Let me give you an example in the realm of intercession. A friend of mine is a Christian and practices the five points at the top. However, she found herself in a bit of a conundrum not long ago. She had been asked by some friends to pray about something—which they said was SO important and world changing, etc, etc. In sincerity, she actually prayed and fasted for a number of days. The result? Exactly opposite of how she was praying. She naturally was so discouraged! I mean, it’s like, what’s the point? And honestly it made her “gun-shy” the next time a prayer request was issued from that same source. But she had to take some time and ask herself was she still successful, despite the apparent results of her prayers? Well, using the five items above, of course she was. So, then, why was she disappointed? The reason was because she assumed she knew the result and how she should pray, based on what her friend told her. But the problem is that she had not really ALSO inquired after the Spirit.
I understand this can be difficult at times. Jesus told us to pray, “May your Kingdom come, and your will be done, on earth as it is in heaven.” Therefore, when we see something that is clearly not in alignment with the will of God, our temptation is to quickly pray against it. And often that is likely the correct response. However, not always. We must first ask the Spirit how we are to understand. Just think of the plagues on Egypt. If an intercessor had started to pray for Pharaoh’s repentance and an end to the plagues—after only the first one—they would have been sorely disappointed. For as we know with hindsight, God wanted to send many more plagues, and did.

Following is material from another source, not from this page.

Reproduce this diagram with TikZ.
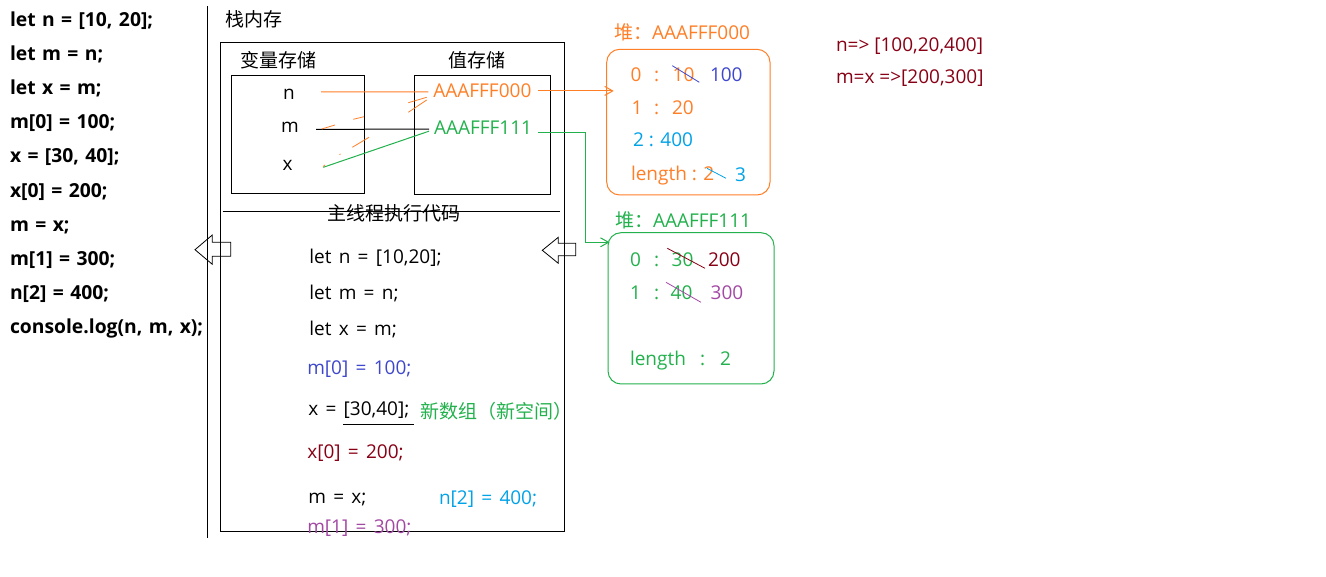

To cut closer to home, what if a friend asks you to pray for his sick wife? Well, naturally you would likely pray for healing and speedy recovery. But what if you later pray about it alone, and the Spirit reveals to you that God is about to call her home to heaven? Would you still pray for her to be healed? Maybe instead you would pray for your friend to be comforted in his eventual loss, and that she would glorify God with her remaining days. But if you had never inquired of the Spirit, then you could later feel that your prayers were never answered, since despite your intercession for healing, she died.
This is why it is so crucial that we walk in step with the Spirit, even when Christians might try to tell us “what God wants,” etc. In such cases, we have to be careful that we do not only hear what they personally want. We also need wisdom to listen and observe the world around us, as if with a Holy Spirit filter.
That still does not mean we will never experience a sense of failure. But even if we do, so what? I mean, the amazing thing about failing is that it leads us back to God when we repent.